Bancroft was born in Philadelphia, Pennsylvania, in 1882. He attended Tomes Institute in Port Deposit, Maryland.
After working on merchant marine vessels at age 14, Bancroft was an apprentice on USS Constellation and later served on USS Essex and West Indies. Additionally, during the Battle of Manila Bay (1898), he was a gunner on USS Baltimore. During his days in the Navy, he staged plays aboard ship.
In 1900, he swam underneath the hull of the battleship USS Oregon to check the extent of the damage after it struck a rock off the coast of China. For this, he was appointed to the United States Naval Academy, but found it too restrictive for his tastes and left to pursue a theatrical career.[note 1]
In 1901, Bancroft began acting in earnest, as he toured in plays and had juvenile leads in musical comedies. In vaudeville, he did blackface routines and impersonated celebrities. His Broadway credits include the musical comedies Cinders (1923) and The Rise of Rosie O’Reilly (1923).
One of his early films was The Journey’s End (1921). Bancroft’s first starring role was in The Pony Express (1925), and the next year he played an important supporting role in a cast including Wallace Beery, Charles Farrell and Esther Ralston in the period naval widescreen epic Old Ironsides (1926), then went from historical pictures to the gritty world of the underground in Paramount Pictures productions such as von Sternberg’s Underworld (1927) and The Docks of New York (1928). He was nominated for the Academy Award for Best Actor in 1929 for Thunderbolt,[note 2] played the title role in The Wolf of Wall Street (1929, released just prior to the Wall Street Crash), and appeared in Paramount’s all-star revue Paramount on Parade (1930) and Rowland Brown’s Blood Money (1933), condemned by the censors because they feared the film would “incite law-abiding citizens to crime.” Bancroft had enjoyed his career height in silent pictures and none of his early sound films in which he played the lead had the same impact.

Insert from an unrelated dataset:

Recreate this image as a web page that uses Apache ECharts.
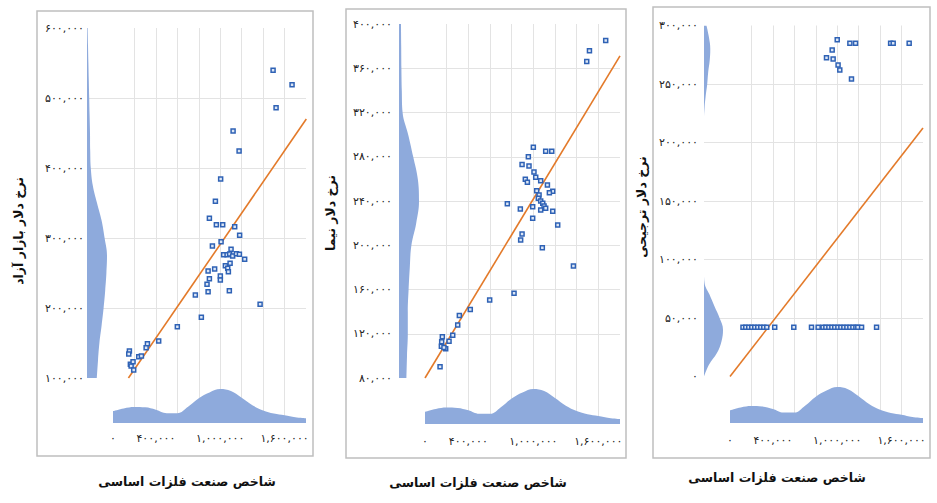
<!DOCTYPE html>
<html><head><meta charset="utf-8">
<script src="https://cdn.jsdelivr.net/npm/echarts@6/dist/echarts.min.js"></script>
<style>html,body{margin:0;padding:0;background:#fff}#c{width:937px;height:503px}</style>
</head><body><div id="c"></div>
<script>
// ---------------- DATA ----------------
// x: شاخص صنعت فلزات اساسی, y: نرخ دلار
const freeMarketPoints = [
  [1493000,539600],[1670000,519000],[1521000,486000],[1120000,452900],[1176000,424300],
  [1004000,384300],[955000,352400],[899000,328100],[964000,319000],[1023000,319000],
  [1135000,316100],[1181000,303900],[1008000,294700],[927000,288600],[1101000,283900],
  [1032000,276100],[1064000,276100],[1088000,277100],[1116000,274300],[1151000,277600],
  [1179000,276700],[1228000,269600],[1048000,260400],[1070000,256700],[1092000,263900],
  [1076000,251900],[948000,255700],[887000,252900],[899000,241900],[877000,233900],
  [887000,223300],[1001000,245700],[1001000,240000],[1085000,224700],[768000,218600],
  [824000,186700],[600000,173300],[1372000,205300],[426000,152900],[321000,149000],
  [309000,143300],[240000,130400],[265000,131400],[153000,138600],[147000,134300],
  [162000,119600],[169000,117100],[193000,111400],[187000,123300]
];
const freeMarketTrend = [[144000,100000],[1803000,470000]];

const nimaPoints = [
  [1668000,385100],[1518000,375800],[1493000,366100],[1000000,288600],[1114000,285000],
  [1170000,285000],[954000,280100],[896000,272900],[960000,271700],[1006000,266200],
  [1022000,261400],[926000,259600],[945000,256900],[1068000,258400],[1130000,254500],
  [1179000,248800],[1148000,247500],[1031000,249300],[1053000,245400],[1046000,242400],
  [1068000,240000],[1087000,237900],[1099000,235500],[1114000,233400],[760000,237600],
  [880000,232800],[994000,234800],[1068000,231900],[1179000,230700],[994000,224300],
  [1225000,218300],[896000,210100],[883000,204700],[1083000,197700],[1370000,181200],
  [822000,156700],[597000,150400],[418000,142000],[317000,136600],[302000,127800],
  [256000,118700],[222000,113300],[160000,117200],[154000,112700],[151000,108800],
  [191000,106400],[175000,107600],[139000,90100]
];
const nimaTrend = [[0,80000],[1800000,371200]];

const preferentialHighPoints = [
  [1000000,287900],[1118000,284800],[1171000,284800],[1498000,284800],[1522000,284800],
  [1671000,284800],[953000,279000],[900000,272500],[962000,271400],[1008000,266200],
  [1024000,262000],[1133000,254300]
];
const preferentialLowX = [
  121000,147000,175000,203000,231000,259000,287000,315000,343000,417000,595000,760000,
  822000,868000,894000,922000,950000,977000,1006000,1034000,1062000,1090000,1118000,
  1146000,1174000,1192000,1227000,1367000
];
const preferentialLowY = 42000;
const preferentialTrend = [[0,0],[1800000,212400]];

// marginal density of the metals index (relative, peak = 100)
const indexDensityAt = [0,100000,200000,300000,400000,500000,600000,700000,800000,900000,
  1000000,1100000,1200000,1300000,1400000,1500000,1600000,1700000,1800000];
const indexDensity = [35,43,47,46,39,29,29,48,73,90,100,94,74,52,37,28,23,17,14];

// marginal densities of the dollar rates (relative, peak = 100), bottom to top
const freeMarketDensityAt = [100000,125000,150000,175000,200000,225000,250000,275000,300000,
  325000,350000,375000,400000,425000,450000,475000,500000,525000,550000,575000,600000];
const freeMarketDensity = [49,55,62,73,83,91,97,100,88,73,50,29,19,16,15,13,11,9,7,5,3];

const nimaDensityAt = [80000,100000,120000,140000,160000,180000,200000,220000,240000,260000,
  280000,300000,320000,340000,360000,380000,400000];
const nimaDensity = [37,40,44,44,48,54,62,86,100,94,71,46,18,14,12,11,10];

const preferentialDensityAt = [0,10000,20000,30000,40000,50000,60000,70000,80000,90000,100000,
  110000,120000,130000,140000,150000,160000,170000,180000,190000,200000,210000,220000,230000,
  240000,250000,260000,270000,280000,290000,300000];
const preferentialDensity = [0,26,68,92,100,82,55,29,3,0,0,0,0,0,0,0,0,0,0,0,0,0,0,3,9,17,22,30,33,26,13];

const xTickLabels = [0, 400000, 1000000, 1600000];
const xTitle = 'شاخص صنعت فلزات اساسی';
const yTitles = ['نرخ دلار بازار آزاد', 'نرخ دلار نیما', 'نرخ دلار ترجیحی'];

// ---------------- CHART ----------------
const FA = '۰۱۲۳۴۵۶۷۸۹';
function fa(n){ return Math.round(n).toLocaleString('en-US').replace(/\d/g, d => FA[d]); }

const panels = [
  { pts: freeMarketPoints, trend: freeMarketTrend, yMin:100000, yMax:600000, yStep:100000,
    dAt: freeMarketDensityAt, dens: freeMarketDensity,
    sx:113, sw:193, sy:28, sh:350, dl:87, dw:20, xdTop:389, base:423, yLM:29, xLM:10,
    box:[37,11,276,445], yT:[18,231], xT:[187,481] },
  { pts: nimaPoints, trend: nimaTrend, yMin:80000, yMax:400000, yStep:40000,
    dAt: nimaDensityAt, dens: nimaDensity,
    sx:425, sw:195, sy:24, sh:354, dl:399, dw:20, xdTop:389, base:424, yLM:33, xLM:12,
    box:[346,9,280,449], yT:[330,213], xT:[478,482] },
  { pts: preferentialHighPoints.concat(preferentialLowX.map(x => [x, preferentialLowY])),
    trend: preferentialTrend, yMin:0, yMax:300000, yStep:50000,
    dAt: preferentialDensityAt, dens: preferentialDensity,
    sx:730, sw:193, sy:25.5, sh:351, dl:704, dw:19, xdTop:387, base:423, yLM:32, xLM:12,
    box:[653,7,277,451], yT:[641,207], xT:[777,477] }
];

const grid = [], xAxis = [], yAxis = [], series = [], graphic = [];
const labelStyle = { color:'#222', fontSize:11, fontFamily:'DejaVu Sans' };
const gridLine = { color:'#E3E3E3', width:1 };
const hidden = { show:false };

panels.forEach((p, k) => {
  const g0 = grid.length;
  // scatter grid
  grid.push({ left:p.sx, top:p.sy, width:p.sw, height:p.sh });
  xAxis.push({ gridIndex:g0, type:'value', min:0, max:1800000, show:false });
  yAxis.push({ gridIndex:g0, type:'value', min:p.yMin, max:p.yMax, interval:p.yStep,
    axisLine:hidden, axisTick:hidden, splitLine:hidden,
    axisLabel:Object.assign({ margin:p.yLM, formatter:v => fa(v) }, labelStyle) });
  // vertical grid lines + x labels
  grid.push({ left:p.sx, top:p.sy, width:p.sw, height:p.base - p.sy });
  xAxis.push({ gridIndex:g0+1, type:'value', min:0, max:1800000, interval:200000,
    axisLine:hidden, axisTick:hidden,
    splitLine:{ show:true, showMinLine:false, showMaxLine:false, lineStyle:gridLine },
    axisLabel:Object.assign({ margin:p.xLM, formatter:v => xTickLabels.includes(v) ? fa(v) : '' }, labelStyle) });
  yAxis.push({ gridIndex:g0+1, type:'value', min:0, max:1, show:false });
  // horizontal grid lines
  grid.push({ left:p.dl, top:p.sy, width:p.sx + p.sw - p.dl, height:p.sh });
  xAxis.push({ gridIndex:g0+2, type:'value', min:0, max:1, show:false });
  yAxis.push({ gridIndex:g0+2, type:'value', min:p.yMin, max:p.yMax, interval:p.yStep,
    axisLine:hidden, axisTick:hidden, axisLabel:hidden,
    splitLine:{ show:true, showMinLine:false, showMaxLine:false, lineStyle:gridLine } });
  // y density
  grid.push({ left:p.dl, top:p.sy, width:p.dw, height:p.sh });
  xAxis.push({ gridIndex:g0+3, type:'value', min:0, max:100, show:false });
  yAxis.push({ gridIndex:g0+3, type:'category', boundaryGap:false, data:p.dAt.map(String), show:false });
  // x density
  grid.push({ left:p.sx, top:p.xdTop, width:p.sw, height:p.base - p.xdTop });
  xAxis.push({ gridIndex:g0+4, type:'value', min:0, max:1800000, show:false });
  yAxis.push({ gridIndex:g0+4, type:'value', min:0, max:100, show:false });

  series.push({ type:'line', xAxisIndex:g0+3, yAxisIndex:g0+3, data:p.dens.map((v,i) => [v,i]),
    symbol:'none', smooth:0.4, lineStyle:{ width:0 }, areaStyle:{ color:'#8EAADC', opacity:1 }, z:2, silent:true });
  series.push({ type:'line', xAxisIndex:g0+4, yAxisIndex:g0+4,
    data:indexDensityAt.map((x,i) => [x, indexDensity[i]]),
    symbol:'none', smooth:0.4, lineStyle:{ width:0 }, areaStyle:{ color:'#8EAADC', opacity:1 }, z:2, silent:true });
  series.push({ type:'line', xAxisIndex:g0, yAxisIndex:g0, data:p.trend, symbol:'none',
    lineStyle:{ color:'#E37A2A', width:1.6 }, z:3, silent:true });
  series.push({ type:'scatter', xAxisIndex:g0, yAxisIndex:g0, data:p.pts, symbol:'rect', symbolSize:4,
    itemStyle:{ color:'#DCE6F5', borderColor:'#2F62B5', borderWidth:1.5, opacity:1 }, z:4, silent:true });

  graphic.push({ type:'rect', shape:{ x:p.box[0], y:p.box[1], width:p.box[2], height:p.box[3] },
    style:{ fill:'none', stroke:'#BFBFBF', lineWidth:1.5 }, silent:true });
  graphic.push({ type:'text', x:p.yT[0], y:p.yT[1], rotation:Math.PI/2,
    style:{ text:yTitles[k], fontSize:12.5, fontWeight:'bold', fontFamily:'DejaVu Sans', fill:'#111',
      align:'center', verticalAlign:'middle' } });
  graphic.push({ type:'text', x:p.xT[0], y:p.xT[1],
    style:{ text:xTitle, fontSize:12.5, fontWeight:'bold', fontFamily:'DejaVu Sans', fill:'#111',
      align:'center', verticalAlign:'middle' } });
});

const chart = echarts.init(document.getElementById('c'), null, { renderer:'svg' });
chart.setOption({ animation:false, backgroundColor:'#fff', grid, xAxis, yAxis, series, graphic });
</script></body></html>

Reportedly, he refused to fall down on set after a prop revolver was fired at him, saying “Just one bullet can’t stop Bancroft!”. By 1934, he had slipped to being a supporting actor, although he still appeared in such classics as Mr. Deeds Goes to Town (1936) with Gary Cooper, Angels with Dirty Faces (1938) with James Cagney and Humphrey Bogart, Each Dawn I Die (1939) with Cagney and George Raft, and Stagecoach (1939) with John Wayne and Thomas Mitchell. In 1942, he left Hollywood to be a full-time rancher.
Bancroft first married actress Edna Brothers. Three years later, he married musical comedy star Octavia Broske. In 1934, Brothers sued him, claiming they had never divorced. Two years later, the case was settled, and Brothers obtained a divorce.
On October 2, 1956, Bancroft died in Santa Monica, California, at age 74. He was interred there in the Woodlawn Memorial Cemetery.